Le destin d’Une Femme de Showa est directement lié à cette effervescence culturelle et artistique. En 1973, les éditions Kodansha lancent une nouvelle revue d’information visuelle, bimensuelle, Apache, au slogan évocateur : "La part sauvage de l’entertainment". Nous devions y retrouver de la photographie, de l’illustration et du gekiga. Pour cela, plusieurs grands noms apparaissent au sommaire : outre Kazuo Kamimura, Baron Yoshimoto, Shotaro Ishinomori (Cyborg 009, Kamen Rider, Sabu et Ichi, Le Voyage de Ryu...), Leiji Matsumoto (Capitaine Albator, Galaxy Express 999...), Setsuo Tanabe ou Tatsuo Nitta (Yakuza Side Story).
Une Femme de Showa débute avec la revue, et s’achèvera prématurément avec l’arrêt de celle-ci, treize numéro plus tard, en janvier 1978. Et pour cette série, le rédacteur en chef de la revue, éditeur majeur à l’époque au sein du domaine manga de Kodansha, Teruo Miyahara, a l’idée d’associer les talents de deux auteurs qu’il encadre depuis quelques années : Kazuo Kamimura et Ikki Kajiwara, scénariste de Ashita no Joe (sous le pseudonyme de Asao Takamori.
L’action se situe dans l’immédiat après-guerre. Nous y suivons le devenir de Shoko, petite fille d’abord, puis adolescente et enfin jeune femme. Pendant la guerre, son père, activiste nationaliste et opposant politique, disparaît alors que les autorités voulaient lui mettre la main dessus. Sa mère, ancienne geisha, torturée, ne se remet jamais du traitement infligé et meurt, laissant Shoko livrée à elle-même.
Shoko devient alors une de ces orphelins de l’après-guerre, dont le nombre fut estimé à 120 000, dont 30 000 devenus vagabonds. Mais celle-ci, pleine de ressources, s’impose rapidement comme cheffe de bande avant d’être envoyée dans un centre de rééducation. Là, elle affrontera camarades cruelles et professeurs pervers pour faire montre de sa détermination et de son caractère violemment insoumis.
Car c’est bien un portrait de femme que brossent Kazuo Kamimura et Ikki Kajiwara en construisant un des personnages les plus fascinants du manga.

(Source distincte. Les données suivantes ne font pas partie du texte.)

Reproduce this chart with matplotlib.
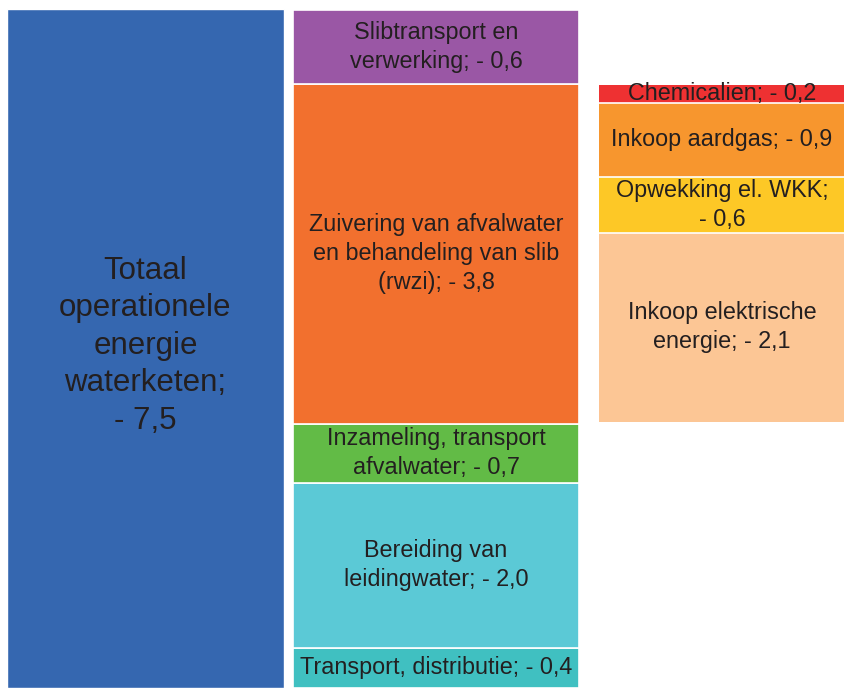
import matplotlib.pyplot as plt

plt.rcParams['font.family'] = ['Liberation Sans', 'DejaVu Sans']

# kolom 1: totaal
totaal_label = 'Totaal\noperationele\nenergie\nwaterketen;\n- 7,5'
totaal_hoogte = 7.55

# kolom 2: ketenstappen (van onder naar boven)
keten_labels = ['Transport, distributie; - 0,4',
                'Bereiding van\nleidingwater; - 2,0',
                'Inzameling, transport\nafvalwater; - 0,7',
                'Zuivering van afvalwater\nen behandeling van slib\n(rwzi); - 3,8',
                'Slibtransport en\nverwerking; - 0,6']
keten_hoogte = [0.45, 1.83, 0.66, 3.78, 0.82]
keten_kleuren = ['#40C0C1', '#5BC9D6', '#62BB46', '#F2702E', '#9A57A5']

# kolom 3: uitsplitsing rwzi (van onder naar boven)
rwzi_labels = ['Inkoop elektrische\nenergie; - 2,1',
               'Opwekking el. WKK;\n- 0,6',
               'Inkoop aardgas; - 0,9',
               'Chemicalien; - 0,2']
rwzi_hoogte = [2.10, 0.62, 0.83, 0.20]
rwzi_kleuren = ['#FCC695', '#FDC826', '#F7962E', '#EE3132']

fig = plt.figure(figsize=(8.45, 6.88), dpi=100)
ax = fig.add_axes([0, 0, 1, 1])

tekst = dict(ha='center', va='center', color='#231F20', fontsize=16.8, linespacing=1.32)

# totaal
ax.bar(7, totaal_hoogte, width=277, align='edge', color='#3567B0',
       edgecolor='white', linewidth=1)
ax.text(7 + 277 / 2, totaal_hoogte / 2 + 0.03, totaal_label, ha='center', va='center',
        color='#231F20', fontsize=22.5, linespacing=1.32)

# ketenstappen
onder = 0
for lab, h, kl in zip(keten_labels, keten_hoogte, keten_kleuren):
    ax.bar(293, h, width=286, bottom=onder, align='edge', color=kl,
           edgecolor='white', linewidth=1.2)
    ax.text(293 + 286 / 2, onder + h / 2, lab, **tekst)
    onder += h

# rwzi uitsplitsing, begint onder het rwzi-blok
onder = sum(keten_hoogte[:3]) + 0.02
for lab, h, kl in zip(rwzi_labels, rwzi_hoogte, rwzi_kleuren):
    ax.bar(599, h, width=270, bottom=onder, align='edge', color=kl,
           edgecolor=kl, linewidth=0)
    ax.text(599 + 246 / 2, onder + h / 2, lab, **tekst)
    onder += h
# witte scheidingslijnen tussen de rwzi-blokken
grenzen = sum(keten_hoogte[:3]) + 0.02
for h in rwzi_hoogte[:-1]:
    grenzen += h
    ax.plot([599, 845], [grenzen, grenzen], color='white', linewidth=1.2)

ax.set_xlim(0, 845)
ax.set_ylim(0, 7.65)
ax.axis('off')

plt.savefig('out.png', dpi=100)
plt.close()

Les choix de vie de Shoko, la résolution dont elle témoigne et les attitudes qu’elle adopte face aux hommes et face au pouvoir - les deux le plus souvent confondus d’ailleurs - font d’elle une héroïne d’exception, d’une rare puissance.
Alors certes, nous aurions aimé la suivre davantage encore et le récit, s’il boucle bien certaines intrigues, demeure résolument ouvert. Mais Une femme de Showa s’achève après une douzaine de chapitres qui laissent Shoko devenue une jeune femme, renouant avec le milieu qui avait permis à ses parents de se rencontrer : celui des geisha. Nous aurions aimé connaître le devenir de cette femme d’influence, la voir grandir encore.
Mais ce récit forme néanmoins un tout cohérent, d’une grande justesse, sur l’époque et sur les mœurs. L’ensemble correspond au premier chapitre, intitulé "La Perle", imaginé par Ikki Kajiwara pour raconter l’itinéraire de Shoko. Chaque étape de la vie de celle-ci offre un regard sans concession - le titre est signalé "pour public averti" - sur le monde qui nous entoure et les rapports de force qui le structurent. Et Shoko, par sa capacité à ne rien accepter qui lui soit imposé, ou qui n’ait fait l’objet d’une décision délibérée, nous apprend, strictement, à nous réapproprier notre existence. Voilà qui est déjà plus que suffisant, puisque infiniment nécessaire.